>>

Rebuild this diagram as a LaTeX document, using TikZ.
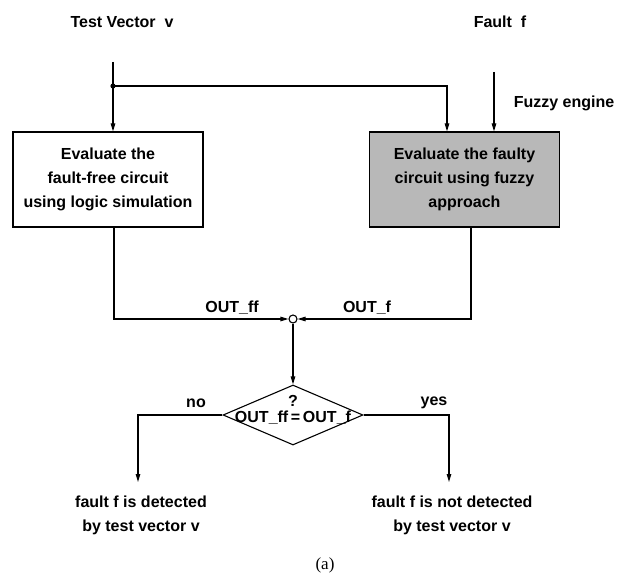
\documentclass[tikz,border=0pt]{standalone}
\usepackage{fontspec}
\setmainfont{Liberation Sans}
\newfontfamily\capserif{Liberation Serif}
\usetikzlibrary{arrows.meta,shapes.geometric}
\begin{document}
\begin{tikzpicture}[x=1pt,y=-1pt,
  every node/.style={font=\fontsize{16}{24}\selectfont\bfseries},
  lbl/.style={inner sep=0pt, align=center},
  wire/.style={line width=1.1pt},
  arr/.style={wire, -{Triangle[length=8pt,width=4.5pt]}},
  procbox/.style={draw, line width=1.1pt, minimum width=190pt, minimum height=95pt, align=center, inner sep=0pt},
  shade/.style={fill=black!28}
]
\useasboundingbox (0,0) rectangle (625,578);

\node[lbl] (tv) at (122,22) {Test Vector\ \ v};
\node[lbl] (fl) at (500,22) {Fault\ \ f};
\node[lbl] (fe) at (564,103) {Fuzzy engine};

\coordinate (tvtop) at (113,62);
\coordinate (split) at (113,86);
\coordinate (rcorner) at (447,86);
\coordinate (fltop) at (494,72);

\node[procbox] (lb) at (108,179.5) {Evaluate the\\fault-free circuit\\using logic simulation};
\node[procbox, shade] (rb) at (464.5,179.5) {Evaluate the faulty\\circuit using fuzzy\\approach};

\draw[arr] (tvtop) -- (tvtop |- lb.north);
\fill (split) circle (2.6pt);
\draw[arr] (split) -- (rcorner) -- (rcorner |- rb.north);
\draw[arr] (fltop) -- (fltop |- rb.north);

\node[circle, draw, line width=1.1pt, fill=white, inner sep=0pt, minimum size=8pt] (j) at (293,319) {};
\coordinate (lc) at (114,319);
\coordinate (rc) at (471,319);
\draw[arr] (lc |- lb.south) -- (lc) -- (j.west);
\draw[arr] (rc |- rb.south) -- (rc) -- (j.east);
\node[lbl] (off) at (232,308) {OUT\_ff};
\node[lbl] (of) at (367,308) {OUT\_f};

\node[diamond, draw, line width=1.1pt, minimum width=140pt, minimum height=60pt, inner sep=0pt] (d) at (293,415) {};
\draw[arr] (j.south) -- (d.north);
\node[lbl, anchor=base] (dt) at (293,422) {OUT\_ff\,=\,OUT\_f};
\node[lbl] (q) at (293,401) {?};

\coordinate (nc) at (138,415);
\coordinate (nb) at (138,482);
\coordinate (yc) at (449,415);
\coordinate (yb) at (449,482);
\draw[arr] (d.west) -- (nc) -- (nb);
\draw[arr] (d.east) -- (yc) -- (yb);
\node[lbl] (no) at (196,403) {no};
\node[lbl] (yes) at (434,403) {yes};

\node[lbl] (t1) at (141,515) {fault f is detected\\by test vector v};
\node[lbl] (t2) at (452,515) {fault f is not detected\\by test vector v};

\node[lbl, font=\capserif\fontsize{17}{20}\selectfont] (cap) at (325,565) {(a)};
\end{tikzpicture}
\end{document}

<<
>>

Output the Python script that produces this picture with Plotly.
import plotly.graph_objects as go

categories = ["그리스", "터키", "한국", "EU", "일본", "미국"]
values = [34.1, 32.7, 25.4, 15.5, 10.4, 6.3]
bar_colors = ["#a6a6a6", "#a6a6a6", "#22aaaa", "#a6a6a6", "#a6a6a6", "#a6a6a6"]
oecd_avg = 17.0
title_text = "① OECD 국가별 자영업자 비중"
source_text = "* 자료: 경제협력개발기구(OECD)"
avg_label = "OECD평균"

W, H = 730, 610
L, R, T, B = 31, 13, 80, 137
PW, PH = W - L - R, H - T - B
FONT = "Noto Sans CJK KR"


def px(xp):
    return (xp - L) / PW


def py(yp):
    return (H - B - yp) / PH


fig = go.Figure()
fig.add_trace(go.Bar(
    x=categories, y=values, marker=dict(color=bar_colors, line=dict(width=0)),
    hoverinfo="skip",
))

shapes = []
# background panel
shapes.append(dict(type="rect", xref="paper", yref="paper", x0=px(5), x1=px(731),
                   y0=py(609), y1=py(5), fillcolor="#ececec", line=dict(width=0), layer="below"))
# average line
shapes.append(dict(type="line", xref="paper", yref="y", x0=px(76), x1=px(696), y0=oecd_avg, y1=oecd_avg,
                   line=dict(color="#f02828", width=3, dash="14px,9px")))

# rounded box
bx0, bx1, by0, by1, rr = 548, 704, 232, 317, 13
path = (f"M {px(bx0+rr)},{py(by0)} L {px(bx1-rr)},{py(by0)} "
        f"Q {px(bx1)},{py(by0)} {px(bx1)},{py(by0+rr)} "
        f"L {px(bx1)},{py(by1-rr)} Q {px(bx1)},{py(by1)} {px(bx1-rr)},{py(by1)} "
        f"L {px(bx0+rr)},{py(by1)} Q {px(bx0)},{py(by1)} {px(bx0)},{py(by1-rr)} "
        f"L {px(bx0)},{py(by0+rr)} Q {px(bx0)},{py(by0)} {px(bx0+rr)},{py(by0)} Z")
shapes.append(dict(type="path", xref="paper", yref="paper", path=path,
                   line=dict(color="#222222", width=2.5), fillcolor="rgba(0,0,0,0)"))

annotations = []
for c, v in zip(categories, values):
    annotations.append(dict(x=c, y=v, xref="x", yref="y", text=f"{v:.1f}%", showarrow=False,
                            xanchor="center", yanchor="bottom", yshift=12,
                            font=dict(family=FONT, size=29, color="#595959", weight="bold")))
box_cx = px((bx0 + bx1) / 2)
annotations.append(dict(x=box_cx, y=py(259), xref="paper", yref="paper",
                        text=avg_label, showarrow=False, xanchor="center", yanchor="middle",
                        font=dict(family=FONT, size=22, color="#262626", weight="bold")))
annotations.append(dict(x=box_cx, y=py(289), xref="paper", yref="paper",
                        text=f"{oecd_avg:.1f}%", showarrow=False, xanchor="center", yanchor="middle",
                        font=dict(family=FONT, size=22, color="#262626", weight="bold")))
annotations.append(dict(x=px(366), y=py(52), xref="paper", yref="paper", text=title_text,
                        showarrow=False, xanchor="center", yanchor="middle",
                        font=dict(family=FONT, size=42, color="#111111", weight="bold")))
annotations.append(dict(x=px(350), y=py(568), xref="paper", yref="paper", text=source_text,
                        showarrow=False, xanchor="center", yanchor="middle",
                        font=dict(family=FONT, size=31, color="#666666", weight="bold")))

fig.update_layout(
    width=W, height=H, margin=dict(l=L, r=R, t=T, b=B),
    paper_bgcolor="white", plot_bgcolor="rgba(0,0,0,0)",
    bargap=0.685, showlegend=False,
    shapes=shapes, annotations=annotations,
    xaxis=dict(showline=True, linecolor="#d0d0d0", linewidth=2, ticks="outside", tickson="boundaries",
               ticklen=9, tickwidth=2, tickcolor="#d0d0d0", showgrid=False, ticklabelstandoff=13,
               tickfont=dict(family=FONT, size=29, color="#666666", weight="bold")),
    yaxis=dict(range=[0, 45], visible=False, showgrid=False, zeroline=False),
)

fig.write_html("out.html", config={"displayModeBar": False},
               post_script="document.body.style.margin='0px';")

<<

* [TASK REQUIREMENTS]: Show every line from the listing above in which the string "using" appears.

* [CORRECT RESULT]:
Rebuild this diagram as a LaTeX document, using TikZ.
\node[procbox] (lb) at (108,179.5) {Evaluate the\\fault-free circuit\\using logic simulation};
\node[procbox, shade] (rb) at (464.5,179.5) {Evaluate the faulty\\circuit using fuzzy\\approach};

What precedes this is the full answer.